Frequency surrounding data collection, also known as timeliness (discussed above), indicates how fresh your dataset’s information is. Evaluating the frequency at which you collect new data or update the current information in your dataset will directly affect its quality. The goal here is to establish recurring data collection cycles that support your business objectives.
While sometimes accurate data is not possible, due to the data collection process’s human component, creating parameters on data intake reduces inaccuracies. For instance, analyzing datasets manually at random will give you insights into how accurately consumers are inputting data. At first glance, some datasets may look complete, but that doesn’t necessarily equate to accuracy.
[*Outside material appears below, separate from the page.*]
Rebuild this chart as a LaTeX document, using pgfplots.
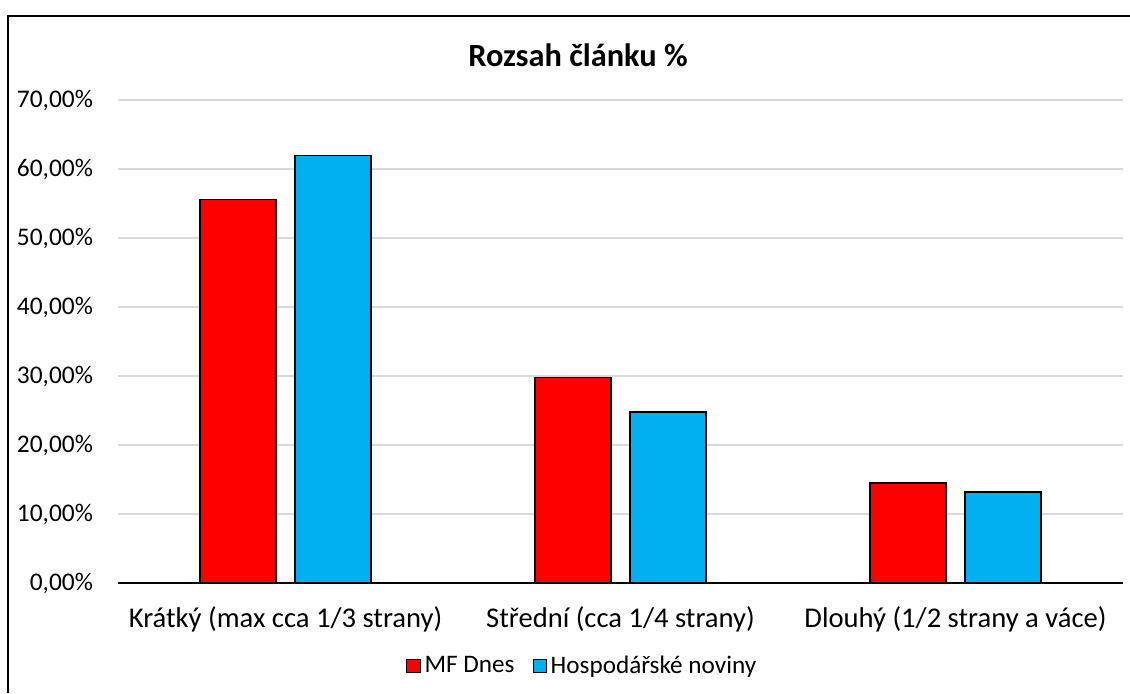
\documentclass[border=0pt]{standalone}
\usepackage{fontspec}
\setmainfont{Carlito}
\usepackage{pgfplots}
\pgfplotsset{compat=1.18}
\definecolor{mfred}{HTML}{FF0000}
\definecolor{hnblue}{HTML}{00B0F0}
\definecolor{gridgray}{HTML}{D9D9D9}
\begin{document}
\begin{tikzpicture}
\useasboundingbox (0,0) rectangle (565pt,-346.5pt);
% outer frame (left and top only, as in the reference)
\draw[line width=1pt] (4pt,-346.5pt) -- (4pt,-8pt) -- (565pt,-8pt);
\begin{axis}[
  at={(59pt,-291.5pt)}, anchor=south west,
  scale only axis, width=502.5pt, height=241.5pt,
  ybar=9.5pt, bar width=38pt,
  xmin=-0.5, xmax=2.5, ymin=0, ymax=70,
  xtick={0,1,2},
  xticklabels={Krátký (max cca 1/3 strany), Střední (cca 1/4 strany), Dlouhý (1/2 strany a váce)},
  ytick={0,10,...,70},
  yticklabel={\pgfmathprintnumber{\tick}\%},
  /pgf/number format/.cd, use comma, fixed, fixed zerofill, precision=2, assume math mode=true,
  /pgfplots/.cd,
  major tick length=0pt,
  axis x line=bottom, axis y line=left,
  axis line style={-},
  x axis line style={black, line width=0.6pt},
  y axis line style={draw=none},
  ymajorgrids, grid style={gridgray, line width=0.6pt},
  yticklabel style={font=\fontsize{12.7}{15}\selectfont, xshift=-9pt},
  xticklabel style={font=\fontsize{14.3}{17}\selectfont, yshift=-8pt},
  legend style={at={(0.463,-0.172)}, anchor=center, draw=none, fill=none,
    legend columns=2, font=\fontsize{12.6}{15}\selectfont,
    /tikz/every even column/.append style={column sep=7pt}},
  legend image code/.code={\draw[#1, line width=0.5pt] (0pt,-3.3pt) rectangle (6.6pt,3.3pt);},
  every axis plot/.append style={draw=black, line width=0.6pt},
]
\addplot[fill=mfred] coordinates {(0,55.6) (1,29.8) (2,14.5)};
\addlegendentry{MF Dnes}
\addplot[fill=hnblue] coordinates {(0,62.0) (1,24.8) (2,13.2)};
\addlegendentry{Hospodářské noviny}
\end{axis}
\node[font=\bfseries\fontsize{16.2}{19}\selectfont] at (289pt,-27.5pt) {Rozsah článku \%};
\end{tikzpicture}
\end{document}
Noisy data can create unnecessary complexities and convoluted datasets.
For instance, there may be duplicates in your data or misspellings in entries that cause errors in the data analysis process. Reducing noise in data can be done by data matching, which compares individual data points with one another to find duplicates, misspellings, and excessive data (data that is not necessarily a duplicate but is implied in other data entry points).
Incomplete or missing data can negatively affect the quality of your datasets, and in some cases create more extensive data reading errors depending on which data profiling tools you are using. The larger the number of empty values the more inaccurate your data becomes. Therefore, ensuring completeness throughout the data collection process is essential to guaranteeing data quality.
According to Experian, human data entry errors account for 59% of reported inaccuracies. Similar to implementing best practices in the workplace, it is also critical to have best practices for your dataset collection process. Communicating and interpreting your datasets consistently throughout your company will increase the quality in which your business utilizes said data. Establishing company-wide best practices for your dataset process will ensure consistency and quality.
Data quality affects all facets of business operations. With this in mind, obtaining and maintaining quality data is a priority in a successful business.